TASK BRIEF:
Your task is to output the listing word for word, with pictures excluded.

RECORDED DATA:
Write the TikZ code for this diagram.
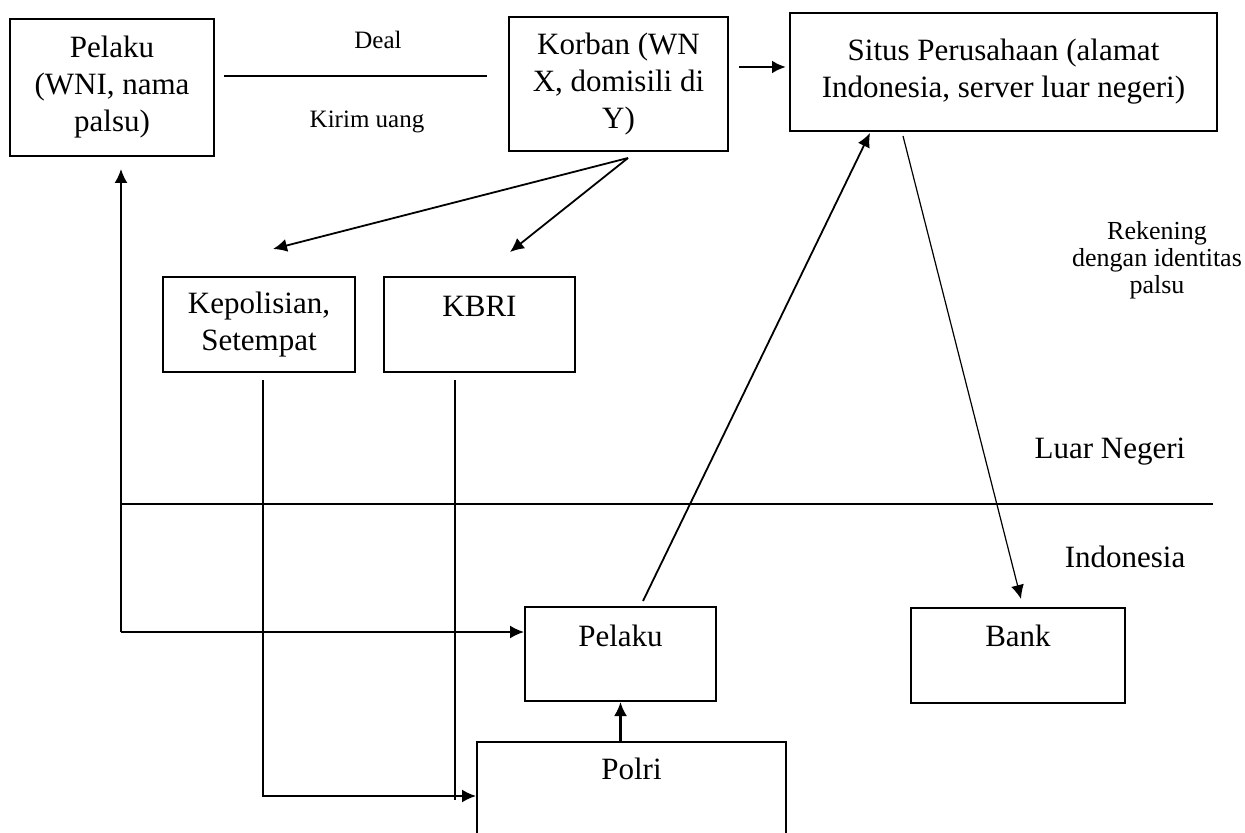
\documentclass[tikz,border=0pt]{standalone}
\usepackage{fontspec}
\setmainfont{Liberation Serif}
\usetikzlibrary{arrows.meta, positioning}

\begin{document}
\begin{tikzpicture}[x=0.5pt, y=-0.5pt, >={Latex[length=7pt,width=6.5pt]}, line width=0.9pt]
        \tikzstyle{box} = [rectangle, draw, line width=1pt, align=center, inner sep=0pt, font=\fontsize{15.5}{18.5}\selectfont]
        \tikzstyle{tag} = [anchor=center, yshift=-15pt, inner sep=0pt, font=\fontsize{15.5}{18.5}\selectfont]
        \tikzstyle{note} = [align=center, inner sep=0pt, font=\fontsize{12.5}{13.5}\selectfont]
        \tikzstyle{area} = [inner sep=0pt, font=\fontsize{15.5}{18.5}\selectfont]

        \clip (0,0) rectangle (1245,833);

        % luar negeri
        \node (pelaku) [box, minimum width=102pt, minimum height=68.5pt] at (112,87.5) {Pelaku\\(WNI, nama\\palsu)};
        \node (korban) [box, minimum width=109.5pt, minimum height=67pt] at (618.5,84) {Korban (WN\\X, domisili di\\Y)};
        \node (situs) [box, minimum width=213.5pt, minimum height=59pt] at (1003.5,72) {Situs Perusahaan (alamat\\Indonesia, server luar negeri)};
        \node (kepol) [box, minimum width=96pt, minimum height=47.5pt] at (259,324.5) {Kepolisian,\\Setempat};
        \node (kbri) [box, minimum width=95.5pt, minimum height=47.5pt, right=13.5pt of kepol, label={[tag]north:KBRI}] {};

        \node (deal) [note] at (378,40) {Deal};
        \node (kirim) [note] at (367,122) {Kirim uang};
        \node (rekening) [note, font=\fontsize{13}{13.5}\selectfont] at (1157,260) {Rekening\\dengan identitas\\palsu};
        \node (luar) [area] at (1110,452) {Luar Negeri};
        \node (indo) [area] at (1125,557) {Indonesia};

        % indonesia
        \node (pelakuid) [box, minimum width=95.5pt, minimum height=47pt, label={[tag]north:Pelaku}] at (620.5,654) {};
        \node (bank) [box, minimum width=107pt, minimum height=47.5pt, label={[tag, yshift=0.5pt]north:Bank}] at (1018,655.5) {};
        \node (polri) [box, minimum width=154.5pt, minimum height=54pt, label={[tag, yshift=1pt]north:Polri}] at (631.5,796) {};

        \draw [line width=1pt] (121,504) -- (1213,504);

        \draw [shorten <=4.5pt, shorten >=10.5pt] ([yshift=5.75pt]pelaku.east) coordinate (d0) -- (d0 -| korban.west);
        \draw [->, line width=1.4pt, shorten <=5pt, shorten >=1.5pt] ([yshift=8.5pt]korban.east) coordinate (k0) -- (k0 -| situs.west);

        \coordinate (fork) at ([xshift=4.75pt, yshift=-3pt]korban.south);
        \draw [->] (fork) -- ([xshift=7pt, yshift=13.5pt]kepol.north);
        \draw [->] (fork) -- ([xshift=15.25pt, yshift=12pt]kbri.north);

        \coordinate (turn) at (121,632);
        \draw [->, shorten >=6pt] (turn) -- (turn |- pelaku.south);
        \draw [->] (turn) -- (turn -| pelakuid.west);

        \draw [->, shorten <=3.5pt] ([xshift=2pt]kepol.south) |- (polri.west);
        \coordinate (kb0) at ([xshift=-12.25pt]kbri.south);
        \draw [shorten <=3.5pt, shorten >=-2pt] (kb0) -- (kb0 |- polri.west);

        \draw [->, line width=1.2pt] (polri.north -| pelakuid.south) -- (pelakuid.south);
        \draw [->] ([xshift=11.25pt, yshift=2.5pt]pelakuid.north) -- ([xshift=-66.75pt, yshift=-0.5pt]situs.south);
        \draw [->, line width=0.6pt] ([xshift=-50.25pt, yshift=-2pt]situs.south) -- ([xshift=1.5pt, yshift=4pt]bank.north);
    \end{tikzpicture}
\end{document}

WRITTEN RESPONSE:
Write the TikZ code for this diagram.
\documentclass[tikz,border=0pt]{standalone}
\usepackage{fontspec}
\setmainfont{Liberation Serif}
\usetikzlibrary{arrows.meta, positioning}

\begin{document}
\begin{tikzpicture}[x=0.5pt, y=-0.5pt, >={Latex[length=7pt,width=6.5pt]}, line width=0.9pt]
        \tikzstyle{box} = [rectangle, draw, line width=1pt, align=center, inner sep=0pt, font=\fontsize{15.5}{18.5}\selectfont]
        \tikzstyle{tag} = [anchor=center, yshift=-15pt, inner sep=0pt, font=\fontsize{15.5}{18.5}\selectfont]
        \tikzstyle{note} = [align=center, inner sep=0pt, font=\fontsize{12.5}{13.5}\selectfont]
        \tikzstyle{area} = [inner sep=0pt, font=\fontsize{15.5}{18.5}\selectfont]

        \clip (0,0) rectangle (1245,833);

        % luar negeri
        \node (pelaku) [box, minimum width=102pt, minimum height=68.5pt] at (112,87.5) {Pelaku\\(WNI, nama\\palsu)};
        \node (korban) [box, minimum width=109.5pt, minimum height=67pt] at (618.5,84) {Korban (WN\\X, domisili di\\Y)};
        \node (situs) [box, minimum width=213.5pt, minimum height=59pt] at (1003.5,72) {Situs Perusahaan (alamat\\Indonesia, server luar negeri)};
        \node (kepol) [box, minimum width=96pt, minimum height=47.5pt] at (259,324.5) {Kepolisian,\\Setempat};
        \node (kbri) [box, minimum width=95.5pt, minimum height=47.5pt, right=13.5pt of kepol, label={[tag]north:KBRI}] {};

        \node (deal) [note] at (378,40) {Deal};
        \node (kirim) [note] at (367,122) {Kirim uang};
        \node (rekening) [note, font=\fontsize{13}{13.5}\selectfont] at (1157,260) {Rekening\\dengan identitas\\palsu};
        \node (luar) [area] at (1110,452) {Luar Negeri};
        \node (indo) [area] at (1125,557) {Indonesia};

        % indonesia
        \node (pelakuid) [box, minimum width=95.5pt, minimum height=47pt, label={[tag]north:Pelaku}] at (620.5,654) {};
        \node (bank) [box, minimum width=107pt, minimum height=47.5pt, label={[tag, yshift=0.5pt]north:Bank}] at (1018,655.5) {};
        \node (polri) [box, minimum width=154.5pt, minimum height=54pt, label={[tag, yshift=1pt]north:Polri}] at (631.5,796) {};

        \draw [line width=1pt] (121,504) -- (1213,504);

        \draw [shorten <=4.5pt, shorten >=10.5pt] ([yshift=5.75pt]pelaku.east) coordinate (d0) -- (d0 -| korban.west);
        \draw [->, line width=1.4pt, shorten <=5pt, shorten >=1.5pt] ([yshift=8.5pt]korban.east) coordinate (k0) -- (k0 -| situs.west);

        \coordinate (fork) at ([xshift=4.75pt, yshift=-3pt]korban.south);
        \draw [->] (fork) -- ([xshift=7pt, yshift=13.5pt]kepol.north);
        \draw [->] (fork) -- ([xshift=15.25pt, yshift=12pt]kbri.north);

        \coordinate (turn) at (121,632);
        \draw [->, shorten >=6pt] (turn) -- (turn |- pelaku.south);
        \draw [->] (turn) -- (turn -| pelakuid.west);

        \draw [->, shorten <=3.5pt] ([xshift=2pt]kepol.south) |- (polri.west);
        \coordinate (kb0) at ([xshift=-12.25pt]kbri.south);
        \draw [shorten <=3.5pt, shorten >=-2pt] (kb0) -- (kb0 |- polri.west);

        \draw [->, line width=1.2pt] (polri.north -| pelakuid.south) -- (pelakuid.south);
        \draw [->] ([xshift=11.25pt, yshift=2.5pt]pelakuid.north) -- ([xshift=-66.75pt, yshift=-0.5pt]situs.south);
        \draw [->, line width=0.6pt] ([xshift=-50.25pt, yshift=-2pt]situs.south) -- ([xshift=1.5pt, yshift=4pt]bank.north);
    \end{tikzpicture}
\end{document}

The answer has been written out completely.